### EXERCISE REQUIREMENTS
Repeat each line of the material below exactly as it appears, minus any pictures.

### DATASET EXTRACT

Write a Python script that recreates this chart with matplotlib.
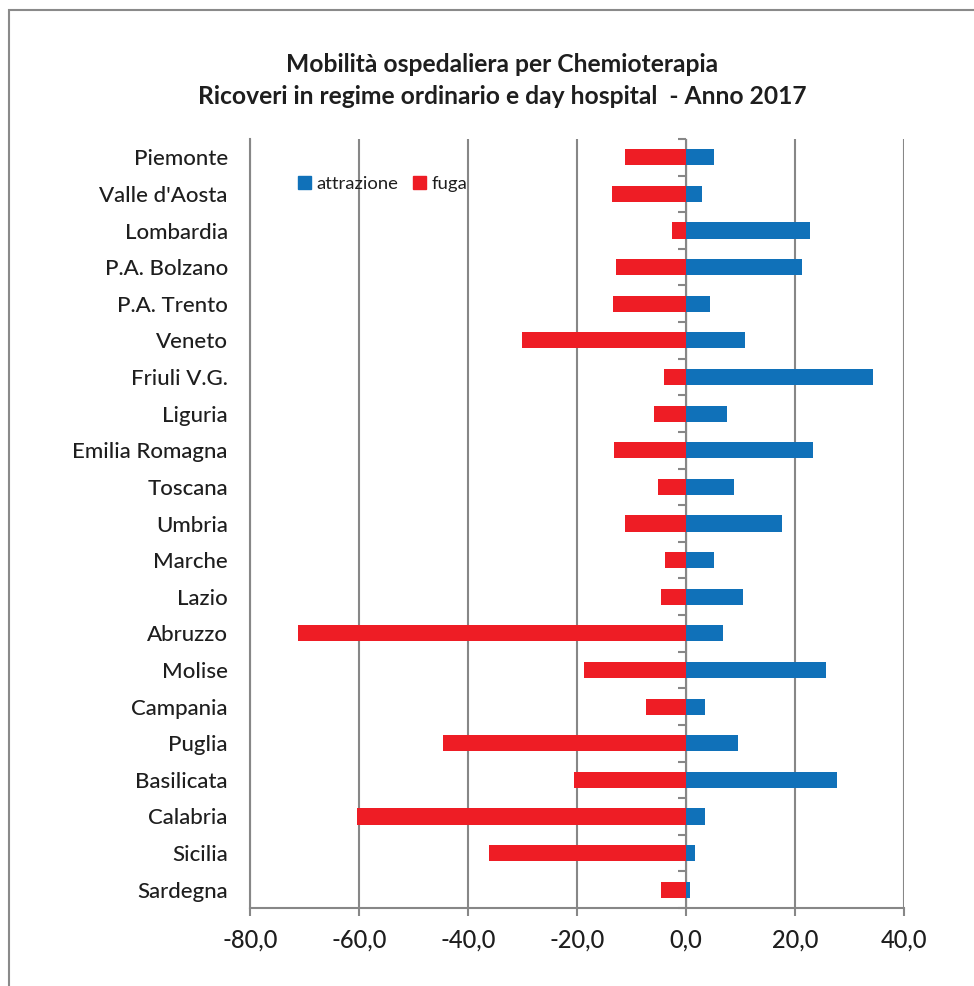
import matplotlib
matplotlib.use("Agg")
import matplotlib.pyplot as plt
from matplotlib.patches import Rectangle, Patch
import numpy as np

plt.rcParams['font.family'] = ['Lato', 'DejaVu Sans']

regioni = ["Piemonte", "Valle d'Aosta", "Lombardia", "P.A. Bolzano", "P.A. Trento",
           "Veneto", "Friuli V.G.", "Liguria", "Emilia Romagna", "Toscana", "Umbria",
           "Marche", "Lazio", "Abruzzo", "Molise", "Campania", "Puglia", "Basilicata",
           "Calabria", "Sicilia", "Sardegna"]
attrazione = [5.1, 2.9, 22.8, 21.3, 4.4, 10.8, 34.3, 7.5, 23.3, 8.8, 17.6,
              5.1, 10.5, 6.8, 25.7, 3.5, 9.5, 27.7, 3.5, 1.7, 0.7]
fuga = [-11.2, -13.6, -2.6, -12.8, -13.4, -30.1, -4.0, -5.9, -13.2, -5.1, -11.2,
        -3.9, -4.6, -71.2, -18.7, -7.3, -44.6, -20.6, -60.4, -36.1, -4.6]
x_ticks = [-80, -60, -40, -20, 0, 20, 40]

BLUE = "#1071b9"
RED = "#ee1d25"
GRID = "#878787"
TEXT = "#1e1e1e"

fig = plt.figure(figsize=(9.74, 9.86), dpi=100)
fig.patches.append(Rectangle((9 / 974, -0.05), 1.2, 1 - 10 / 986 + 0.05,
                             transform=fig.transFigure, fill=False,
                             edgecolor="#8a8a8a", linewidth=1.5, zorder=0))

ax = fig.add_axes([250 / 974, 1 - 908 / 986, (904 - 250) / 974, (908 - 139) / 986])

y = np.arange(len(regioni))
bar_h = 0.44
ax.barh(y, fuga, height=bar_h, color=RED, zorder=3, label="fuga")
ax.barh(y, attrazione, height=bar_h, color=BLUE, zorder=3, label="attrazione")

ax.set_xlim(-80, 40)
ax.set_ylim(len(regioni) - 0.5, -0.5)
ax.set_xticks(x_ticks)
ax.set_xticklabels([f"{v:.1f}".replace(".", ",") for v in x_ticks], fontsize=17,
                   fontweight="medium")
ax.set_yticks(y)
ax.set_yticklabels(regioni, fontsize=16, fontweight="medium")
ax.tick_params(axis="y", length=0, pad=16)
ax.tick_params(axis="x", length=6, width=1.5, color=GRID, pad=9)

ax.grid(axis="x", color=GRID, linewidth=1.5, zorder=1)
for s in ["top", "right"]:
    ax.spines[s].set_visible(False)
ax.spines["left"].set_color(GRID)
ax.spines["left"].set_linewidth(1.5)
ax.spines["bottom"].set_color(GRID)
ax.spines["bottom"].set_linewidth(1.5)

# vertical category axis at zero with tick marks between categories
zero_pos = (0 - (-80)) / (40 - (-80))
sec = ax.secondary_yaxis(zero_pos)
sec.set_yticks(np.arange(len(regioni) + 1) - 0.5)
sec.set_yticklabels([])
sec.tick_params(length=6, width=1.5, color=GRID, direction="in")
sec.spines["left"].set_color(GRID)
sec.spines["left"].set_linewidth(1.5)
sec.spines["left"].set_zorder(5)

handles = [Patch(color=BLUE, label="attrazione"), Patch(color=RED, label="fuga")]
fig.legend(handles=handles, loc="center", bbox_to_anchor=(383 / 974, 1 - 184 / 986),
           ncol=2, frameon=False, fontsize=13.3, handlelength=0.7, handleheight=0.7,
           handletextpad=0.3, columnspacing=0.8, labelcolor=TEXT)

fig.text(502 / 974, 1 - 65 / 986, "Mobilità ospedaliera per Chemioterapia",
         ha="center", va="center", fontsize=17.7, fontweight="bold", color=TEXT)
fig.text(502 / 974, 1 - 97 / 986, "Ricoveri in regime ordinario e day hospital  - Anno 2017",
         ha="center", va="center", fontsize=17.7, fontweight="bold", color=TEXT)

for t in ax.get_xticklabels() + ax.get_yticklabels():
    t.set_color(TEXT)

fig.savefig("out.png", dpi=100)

### THE REPLY
Write a Python script that recreates this chart with matplotlib.
import matplotlib
matplotlib.use("Agg")
import matplotlib.pyplot as plt
from matplotlib.patches import Rectangle, Patch
import numpy as np

plt.rcParams['font.family'] = ['Lato', 'DejaVu Sans']

regioni = ["Piemonte", "Valle d'Aosta", "Lombardia", "P.A. Bolzano", "P.A. Trento",
           "Veneto", "Friuli V.G.", "Liguria", "Emilia Romagna", "Toscana", "Umbria",
           "Marche", "Lazio", "Abruzzo", "Molise", "Campania", "Puglia", "Basilicata",
           "Calabria", "Sicilia", "Sardegna"]
attrazione = [5.1, 2.9, 22.8, 21.3, 4.4, 10.8, 34.3, 7.5, 23.3, 8.8, 17.6,
              5.1, 10.5, 6.8, 25.7, 3.5, 9.5, 27.7, 3.5, 1.7, 0.7]
fuga = [-11.2, -13.6, -2.6, -12.8, -13.4, -30.1, -4.0, -5.9, -13.2, -5.1, -11.2,
        -3.9, -4.6, -71.2, -18.7, -7.3, -44.6, -20.6, -60.4, -36.1, -4.6]
x_ticks = [-80, -60, -40, -20, 0, 20, 40]

BLUE = "#1071b9"
RED = "#ee1d25"
GRID = "#878787"
TEXT = "#1e1e1e"

fig = plt.figure(figsize=(9.74, 9.86), dpi=100)
fig.patches.append(Rectangle((9 / 974, -0.05), 1.2, 1 - 10 / 986 + 0.05,
                             transform=fig.transFigure, fill=False,
                             edgecolor="#8a8a8a", linewidth=1.5, zorder=0))

ax = fig.add_axes([250 / 974, 1 - 908 / 986, (904 - 250) / 974, (908 - 139) / 986])

y = np.arange(len(regioni))
bar_h = 0.44
ax.barh(y, fuga, height=bar_h, color=RED, zorder=3, label="fuga")
ax.barh(y, attrazione, height=bar_h, color=BLUE, zorder=3, label="attrazione")

ax.set_xlim(-80, 40)
ax.set_ylim(len(regioni) - 0.5, -0.5)
ax.set_xticks(x_ticks)
ax.set_xticklabels([f"{v:.1f}".replace(".", ",") for v in x_ticks], fontsize=17,
                   fontweight="medium")
ax.set_yticks(y)
ax.set_yticklabels(regioni, fontsize=16, fontweight="medium")
ax.tick_params(axis="y", length=0, pad=16)
ax.tick_params(axis="x", length=6, width=1.5, color=GRID, pad=9)

ax.grid(axis="x", color=GRID, linewidth=1.5, zorder=1)
for s in ["top", "right"]:
    ax.spines[s].set_visible(False)
ax.spines["left"].set_color(GRID)
ax.spines["left"].set_linewidth(1.5)
ax.spines["bottom"].set_color(GRID)
ax.spines["bottom"].set_linewidth(1.5)

# vertical category axis at zero with tick marks between categories
zero_pos = (0 - (-80)) / (40 - (-80))
sec = ax.secondary_yaxis(zero_pos)
sec.set_yticks(np.arange(len(regioni) + 1) - 0.5)
sec.set_yticklabels([])
sec.tick_params(length=6, width=1.5, color=GRID, direction="in")
sec.spines["left"].set_color(GRID)
sec.spines["left"].set_linewidth(1.5)
sec.spines["left"].set_zorder(5)

handles = [Patch(color=BLUE, label="attrazione"), Patch(color=RED, label="fuga")]
fig.legend(handles=handles, loc="center", bbox_to_anchor=(383 / 974, 1 - 184 / 986),
           ncol=2, frameon=False, fontsize=13.3, handlelength=0.7, handleheight=0.7,
           handletextpad=0.3, columnspacing=0.8, labelcolor=TEXT)

fig.text(502 / 974, 1 - 65 / 986, "Mobilità ospedaliera per Chemioterapia",
         ha="center", va="center", fontsize=17.7, fontweight="bold", color=TEXT)
fig.text(502 / 974, 1 - 97 / 986, "Ricoveri in regime ordinario e day hospital  - Anno 2017",
         ha="center", va="center", fontsize=17.7, fontweight="bold", color=TEXT)

for t in ax.get_xticklabels() + ax.get_yticklabels():
    t.set_color(TEXT)

fig.savefig("out.png", dpi=100)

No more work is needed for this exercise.